TASK REQUIREMENTS =>
Look for the string "this" in every line, and copy each line that has it.

Code that draws figures:
+--

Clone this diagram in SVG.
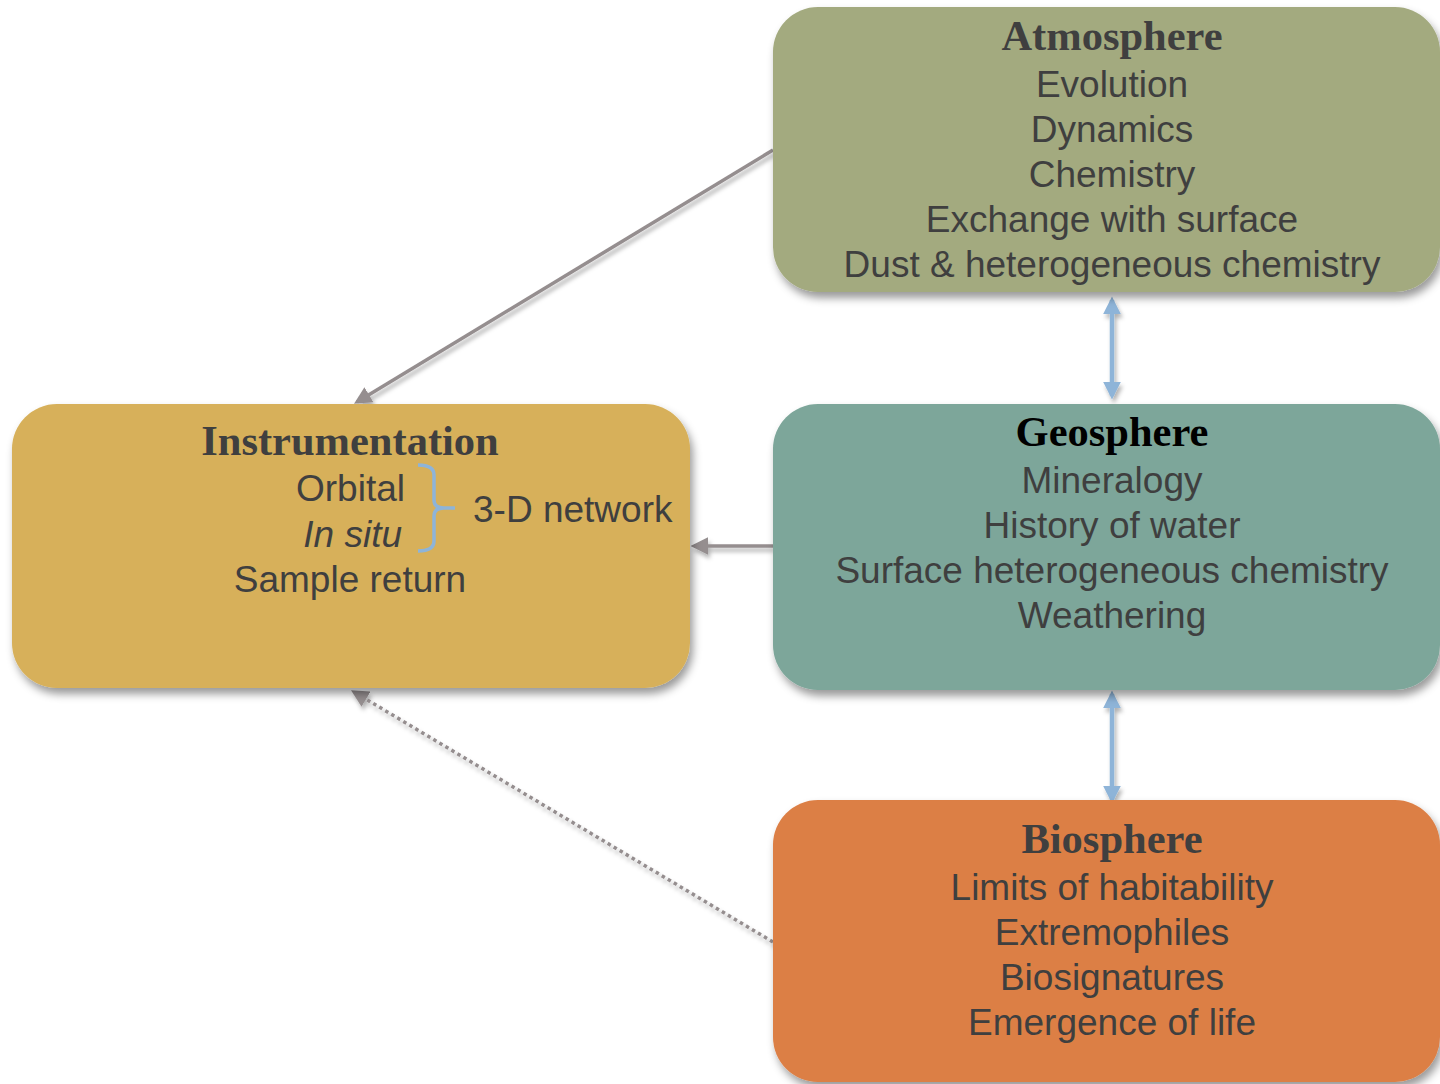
<svg xmlns="http://www.w3.org/2000/svg" width="1440" height="1084" viewBox="0 0 1440 1084">
<defs>
<filter id="sh" x="-10%" y="-10%" width="130%" height="130%">
<feDropShadow dx="3" dy="6" stdDeviation="4" flood-color="#000" flood-opacity="0.4"/>
</filter>
<filter id="lsh" x="-10%" y="-10%" width="130%" height="130%">
<feDropShadow dx="2" dy="4" stdDeviation="2" flood-color="#000" flood-opacity="0.3"/>
</filter>
<marker id="ag" viewBox="0 0 10 10" refX="8" refY="5" markerWidth="5" markerHeight="5" orient="auto-start-reverse" markerUnits="strokeWidth">
<path d="M0,0 L10,5 L0,10 z" fill="#958E8F"/>
</marker>
<marker id="ab" viewBox="0 0 10 10" refX="8" refY="5" markerWidth="4" markerHeight="4" orient="auto-start-reverse" markerUnits="strokeWidth">
<path d="M0,0 L10,5 L0,10 z" fill="#8EB4D8"/>
</marker>
</defs>
<style>
.t{font-family:"Liberation Serif",serif;font-weight:bold;font-size:42.5px;fill:#3F3F3F;text-anchor:middle}
.i{font-family:"Liberation Sans",Arial,sans-serif;font-size:37px;fill:#3F3F3F;text-anchor:middle}
.g{stroke:#958E8F;stroke-width:3.5;fill:none}
.b{stroke:#8EB4D8;stroke-width:4.5;fill:none}
</style>
<rect width="1440" height="1084" fill="#fff"/>
<g id="connectors" filter="url(#lsh)">
<line class="g" x1="773" y1="150" x2="357" y2="402" marker-end="url(#ag)"/>
<line class="g" x1="773" y1="546" x2="694" y2="546" marker-end="url(#ag)"/>
<line class="g" x1="773" y1="942" x2="354" y2="692" stroke-dasharray="3.5 3.5" marker-end="url(#ag)"/>
<line class="b" x1="1112" y1="300" x2="1112" y2="396" marker-start="url(#ab)" marker-end="url(#ab)"/>
<line class="b" x1="1112" y1="694" x2="1112" y2="800" marker-start="url(#ab)" marker-end="url(#ab)"/>
</g>
<g id="atmosphere">
<rect x="773" y="7" width="667" height="285" rx="45" fill="#A3AA7F" filter="url(#sh)"/>
<text class="t" x="1112" y="50">Atmosphere</text>
<text class="i" x="1112" y="97">Evolution</text>
<text class="i" x="1112" y="142">Dynamics</text>
<text class="i" x="1112" y="187">Chemistry</text>
<text class="i" x="1112" y="232">Exchange with surface</text>
<text class="i" x="1112" y="277">Dust &amp; heterogeneous chemistry</text>
</g>
<g id="geosphere">
<rect x="773" y="404" width="667" height="286" rx="45" fill="#7DA69A" filter="url(#sh)"/>
<text class="t" x="1112" y="446" style="fill:#000">Geosphere</text>
<text class="i" x="1112" y="493">Mineralogy</text>
<text class="i" x="1112" y="538">History of water</text>
<text class="i" x="1112" y="583">Surface heterogeneous chemistry</text>
<text class="i" x="1112" y="628">Weathering</text>
</g>
<g id="biosphere">
<rect x="773" y="800" width="667" height="282" rx="45" fill="#DC7F45" filter="url(#sh)"/>
<text class="t" x="1112" y="853">Biosphere</text>
<text class="i" x="1112" y="900">Limits of habitability</text>
<text class="i" x="1112" y="945">Extremophiles</text>
<text class="i" x="1112" y="990">Biosignatures</text>
<text class="i" x="1112" y="1035">Emergence of life</text>
</g>
<g id="instrumentation">
<rect x="12" y="404" width="678" height="284" rx="45" fill="#D7B05A" filter="url(#sh)"/>
<text class="t" x="350" y="455">Instrumentation</text>
<text class="i" x="405" y="501" style="text-anchor:end">Orbital</text>
<text class="i" x="402" y="547" style="text-anchor:end;font-style:italic">In situ</text>
<text class="i" x="350" y="592">Sample return</text>
<path d="M418,465 Q434,465 434,475 L434,500 Q434,508 444,508 L455,508 M444,508 Q434,508 434,516 L434,541 Q434,551 418,551" fill="none" stroke="#8EB4D8" stroke-width="3.5"/>
<text class="i" x="473" y="522" style="text-anchor:start">3-D network</text>
</g>
</svg>
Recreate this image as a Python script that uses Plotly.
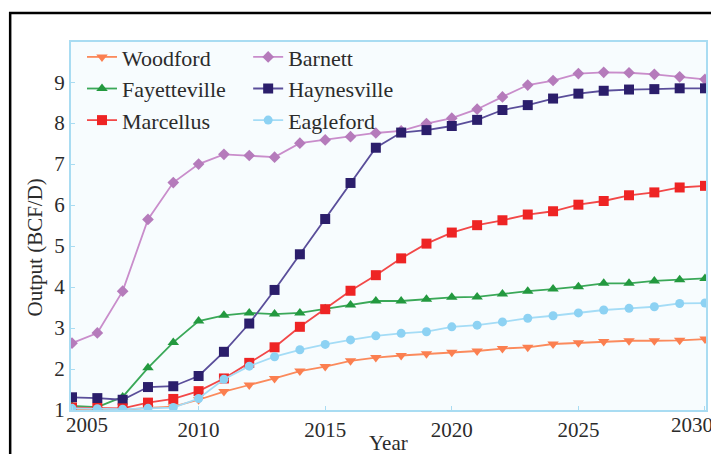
import plotly.graph_objects as go

years = list(range(2005, 2031))

woodford = [1.00, 1.00, 1.00, 1.05, 1.08, 1.25, 1.45, 1.61, 1.77, 1.95, 2.06, 2.20, 2.28, 2.33, 2.37, 2.41,
            2.44, 2.50, 2.53, 2.61, 2.64, 2.67, 2.69, 2.69, 2.70, 2.73]
barnett = [2.63, 2.88, 3.90, 5.65, 6.55, 7.00, 7.24, 7.21, 7.17, 7.51, 7.59, 7.67, 7.76, 7.81, 7.99, 8.12,
           8.34, 8.64, 8.93, 9.04, 9.21, 9.24, 9.23, 9.19, 9.13, 9.07]
fayetteville = [1.10, 1.07, 1.32, 2.03, 2.65, 3.17, 3.31, 3.37, 3.34, 3.37, 3.47, 3.56, 3.66, 3.66, 3.70, 3.75,
                3.76, 3.83, 3.90, 3.95, 4.01, 4.09, 4.09, 4.15, 4.18, 4.21]
haynesville = [1.31, 1.29, 1.25, 1.56, 1.58, 1.83, 2.42, 3.11, 3.93, 4.80, 5.66, 6.54, 7.40, 7.77, 7.83, 7.93,
               8.08, 8.32, 8.44, 8.60, 8.72, 8.79, 8.82, 8.83, 8.85, 8.85]
marcellus = [1.06, 1.05, 1.04, 1.18, 1.27, 1.46, 1.77, 2.15, 2.53, 3.03, 3.46, 3.91, 4.29, 4.70, 5.06, 5.33,
             5.51, 5.63, 5.77, 5.85, 6.01, 6.10, 6.24, 6.31, 6.43, 6.47]
eagleford = [1.04, 1.03, 1.02, 1.04, 1.06, 1.28, 1.75, 2.07, 2.30, 2.47, 2.60, 2.71, 2.81, 2.87, 2.91, 3.03,
             3.07, 3.15, 3.24, 3.30, 3.37, 3.44, 3.48, 3.52, 3.60, 3.61]

x_ticks = [2005, 2010, 2015, 2020, 2025, 2030]
y_ticks = [1, 2, 3, 4, 5, 6, 7, 8, 9]

FONT = "Liberation Serif"
TXT = "#2b2b2b"
AX = "#a9dcf2"

series = [
    ("Woodford", woodford, "#fb8a5c", "#fb7f50", "triangle-down", 10, "legend"),
    ("Barnett", barnett, "#c98dcb", "#b57bbb", "diamond", 9, "legend2"),
    ("Fayetteville", fayetteville, "#3aa858", "#23993f", "triangle-up", 10, "legend"),
    ("Haynesville", haynesville, "#5a4e9a", "#2b1e6b", "square", 10, "legend2"),
    ("Marcellus", marcellus, "#f24848", "#ee2424", "square", 10, "legend"),
    ("Eagleford", eagleford, "#a4dcf6", "#8dd2f3", "circle", 9, "legend2"),
]

fig = go.Figure()
for name, vals, lc, mc, sym, sz, lg in series:
    fig.add_trace(go.Scatter(
        x=years, y=vals, name=name, mode="lines+markers",
        line=dict(color=lc, width=1.8),
        marker=dict(symbol=sym, size=sz, color=mc, line=dict(width=0)),
        legend=lg,
    ))

legend_common = dict(
    orientation="v", xanchor="left", yanchor="top",
    bgcolor="rgba(0,0,0,0)", borderwidth=0,
    font=dict(family=FONT, size=22, color=TXT),
    tracegroupgap=0, itemwidth=30,
)

# edge tick labels are drawn slightly inward in the reference
edge_labels = [(x_ticks[0], 15), (x_ticks[-1], -13)]
tick_text = ["" if v in (x_ticks[0], x_ticks[-1]) else str(v) for v in x_ticks]

annotations = [
    dict(text="Output (BCF/D)", xref="paper", yref="paper", x=-0.056, y=0.443,
         textangle=-90, showarrow=False, xanchor="center", yanchor="middle",
         font=dict(family=FONT, size=21, color=TXT)),
    dict(text="Year", xref="paper", yref="paper", x=0.5, y=-0.09,
         showarrow=False, xanchor="center", yanchor="middle",
         font=dict(family=FONT, size=21, color=TXT)),
]
for v, shift in edge_labels:
    annotations.append(dict(text=str(v), xref="x", yref="paper", x=v, y=0, yanchor="top",
                            xanchor="center", xshift=shift, yshift=-1, showarrow=False,
                            font=dict(family=FONT, size=21, color=TXT)))

fig.update_layout(
    width=711, height=446,
    margin=dict(l=63, r=11, t=34, b=44),
    paper_bgcolor="white",
    plot_bgcolor="#f7fcfe",
    font=dict(family=FONT, size=21, color=TXT),
    showlegend=True,
    legend=dict(x=0.0173, y=1.016, **legend_common),
    legend2=dict(x=0.279, y=1.016, **legend_common),
    xaxis=dict(
        range=[2004.96, 2030.04], tickmode="array", tickvals=x_ticks,
        ticktext=tick_text,
        showgrid=False, zeroline=False, showline=True, linecolor=AX, linewidth=2,
        mirror=True, ticks="inside", ticklen=4, tickcolor=AX,
        tickfont=dict(family=FONT, size=21, color=TXT),
    ),
    yaxis=dict(
        range=[1, 9.98], tickmode="array", tickvals=y_ticks,
        showgrid=False, zeroline=False, showline=True, linecolor=AX, linewidth=2,
        mirror=True, ticks="inside", ticklen=4, tickcolor=AX,
        tickfont=dict(family=FONT, size=21, color=TXT),
    ),
    annotations=annotations,
    shapes=[
        dict(type="rect", xref="paper", yref="paper", x0=-0.0958, x1=1.3, y0=-0.4, y1=1.0788,
             line=dict(color="black", width=2.5), fillcolor="rgba(0,0,0,0)", layer="above"),
    ],
)

fig.write_html("out.html")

+--

FULL ANSWER =>
Clone this diagram in SVG.
Recreate this image as a Python script that uses Plotly.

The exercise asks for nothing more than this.